START

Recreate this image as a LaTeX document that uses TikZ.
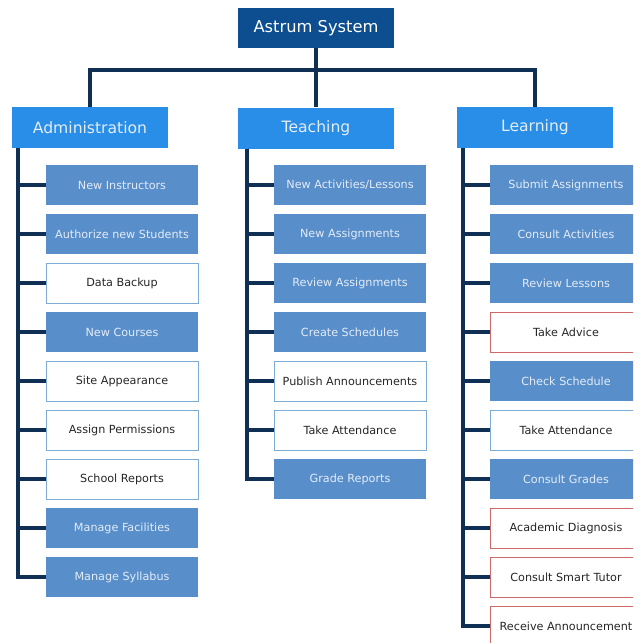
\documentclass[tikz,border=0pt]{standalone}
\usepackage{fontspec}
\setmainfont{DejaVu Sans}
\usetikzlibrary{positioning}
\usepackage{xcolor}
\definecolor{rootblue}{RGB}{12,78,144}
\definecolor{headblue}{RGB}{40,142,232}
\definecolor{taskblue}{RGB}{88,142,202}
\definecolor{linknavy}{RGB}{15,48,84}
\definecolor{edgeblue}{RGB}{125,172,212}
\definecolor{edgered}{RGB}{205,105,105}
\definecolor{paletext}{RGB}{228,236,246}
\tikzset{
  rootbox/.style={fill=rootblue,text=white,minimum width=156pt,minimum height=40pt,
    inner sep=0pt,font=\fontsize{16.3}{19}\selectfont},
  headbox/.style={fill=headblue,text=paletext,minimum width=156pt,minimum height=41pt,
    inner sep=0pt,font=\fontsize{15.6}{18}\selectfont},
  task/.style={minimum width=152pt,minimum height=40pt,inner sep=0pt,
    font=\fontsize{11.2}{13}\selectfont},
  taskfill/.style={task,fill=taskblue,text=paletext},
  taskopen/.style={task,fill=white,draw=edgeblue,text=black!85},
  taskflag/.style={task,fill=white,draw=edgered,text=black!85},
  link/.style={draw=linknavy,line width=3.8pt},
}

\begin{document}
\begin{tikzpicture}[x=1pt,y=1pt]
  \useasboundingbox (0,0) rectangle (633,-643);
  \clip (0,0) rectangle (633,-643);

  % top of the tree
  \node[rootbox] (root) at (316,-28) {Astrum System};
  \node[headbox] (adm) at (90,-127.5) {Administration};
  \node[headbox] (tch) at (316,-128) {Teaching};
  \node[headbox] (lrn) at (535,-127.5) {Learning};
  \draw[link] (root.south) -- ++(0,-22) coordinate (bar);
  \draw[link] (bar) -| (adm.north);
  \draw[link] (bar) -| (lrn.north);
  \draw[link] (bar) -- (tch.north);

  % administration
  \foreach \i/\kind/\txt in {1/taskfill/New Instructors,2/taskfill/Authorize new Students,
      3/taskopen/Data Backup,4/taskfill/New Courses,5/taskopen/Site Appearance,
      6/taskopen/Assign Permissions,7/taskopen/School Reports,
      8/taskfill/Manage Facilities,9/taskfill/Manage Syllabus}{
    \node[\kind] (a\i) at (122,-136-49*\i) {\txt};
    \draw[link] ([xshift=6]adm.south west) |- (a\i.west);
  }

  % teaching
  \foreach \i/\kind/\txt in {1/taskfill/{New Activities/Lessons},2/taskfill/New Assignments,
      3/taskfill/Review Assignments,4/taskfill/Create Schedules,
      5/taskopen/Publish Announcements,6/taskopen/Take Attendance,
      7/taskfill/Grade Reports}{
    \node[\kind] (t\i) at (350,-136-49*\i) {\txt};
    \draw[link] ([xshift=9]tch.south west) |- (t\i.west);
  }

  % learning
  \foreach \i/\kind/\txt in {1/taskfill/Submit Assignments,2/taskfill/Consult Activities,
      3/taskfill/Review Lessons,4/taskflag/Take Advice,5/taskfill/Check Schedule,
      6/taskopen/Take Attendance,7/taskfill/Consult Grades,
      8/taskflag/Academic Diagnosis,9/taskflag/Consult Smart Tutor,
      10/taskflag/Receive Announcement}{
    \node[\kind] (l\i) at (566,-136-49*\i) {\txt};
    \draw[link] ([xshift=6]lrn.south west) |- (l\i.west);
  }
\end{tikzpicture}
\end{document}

END

# Aim
Pictures in the data above should not be copied; transcribe everything else exactly.

# Written response
Recreate this image as a LaTeX document that uses TikZ.
\documentclass[tikz,border=0pt]{standalone}
\usepackage{fontspec}
\setmainfont{DejaVu Sans}
\usetikzlibrary{positioning}
\usepackage{xcolor}
\definecolor{rootblue}{RGB}{12,78,144}
\definecolor{headblue}{RGB}{40,142,232}
\definecolor{taskblue}{RGB}{88,142,202}
\definecolor{linknavy}{RGB}{15,48,84}
\definecolor{edgeblue}{RGB}{125,172,212}
\definecolor{edgered}{RGB}{205,105,105}
\definecolor{paletext}{RGB}{228,236,246}
\tikzset{
  rootbox/.style={fill=rootblue,text=white,minimum width=156pt,minimum height=40pt,
    inner sep=0pt,font=\fontsize{16.3}{19}\selectfont},
  headbox/.style={fill=headblue,text=paletext,minimum width=156pt,minimum height=41pt,
    inner sep=0pt,font=\fontsize{15.6}{18}\selectfont},
  task/.style={minimum width=152pt,minimum height=40pt,inner sep=0pt,
    font=\fontsize{11.2}{13}\selectfont},
  taskfill/.style={task,fill=taskblue,text=paletext},
  taskopen/.style={task,fill=white,draw=edgeblue,text=black!85},
  taskflag/.style={task,fill=white,draw=edgered,text=black!85},
  link/.style={draw=linknavy,line width=3.8pt},
}

\begin{document}
\begin{tikzpicture}[x=1pt,y=1pt]
  \useasboundingbox (0,0) rectangle (633,-643);
  \clip (0,0) rectangle (633,-643);

  % top of the tree
  \node[rootbox] (root) at (316,-28) {Astrum System};
  \node[headbox] (adm) at (90,-127.5) {Administration};
  \node[headbox] (tch) at (316,-128) {Teaching};
  \node[headbox] (lrn) at (535,-127.5) {Learning};
  \draw[link] (root.south) -- ++(0,-22) coordinate (bar);
  \draw[link] (bar) -| (adm.north);
  \draw[link] (bar) -| (lrn.north);
  \draw[link] (bar) -- (tch.north);

  % administration
  \foreach \i/\kind/\txt in {1/taskfill/New Instructors,2/taskfill/Authorize new Students,
      3/taskopen/Data Backup,4/taskfill/New Courses,5/taskopen/Site Appearance,
      6/taskopen/Assign Permissions,7/taskopen/School Reports,
      8/taskfill/Manage Facilities,9/taskfill/Manage Syllabus}{
    \node[\kind] (a\i) at (122,-136-49*\i) {\txt};
    \draw[link] ([xshift=6]adm.south west) |- (a\i.west);
  }

  % teaching
  \foreach \i/\kind/\txt in {1/taskfill/{New Activities/Lessons},2/taskfill/New Assignments,
      3/taskfill/Review Assignments,4/taskfill/Create Schedules,
      5/taskopen/Publish Announcements,6/taskopen/Take Attendance,
      7/taskfill/Grade Reports}{
    \node[\kind] (t\i) at (350,-136-49*\i) {\txt};
    \draw[link] ([xshift=9]tch.south west) |- (t\i.west);
  }

  % learning
  \foreach \i/\kind/\txt in {1/taskfill/Submit Assignments,2/taskfill/Consult Activities,
      3/taskfill/Review Lessons,4/taskflag/Take Advice,5/taskfill/Check Schedule,
      6/taskopen/Take Attendance,7/taskfill/Consult Grades,
      8/taskflag/Academic Diagnosis,9/taskflag/Consult Smart Tutor,
      10/taskflag/Receive Announcement}{
    \node[\kind] (l\i) at (566,-136-49*\i) {\txt};
    \draw[link] ([xshift=6]lrn.south west) |- (l\i.west);
  }
\end{tikzpicture}
\end{document}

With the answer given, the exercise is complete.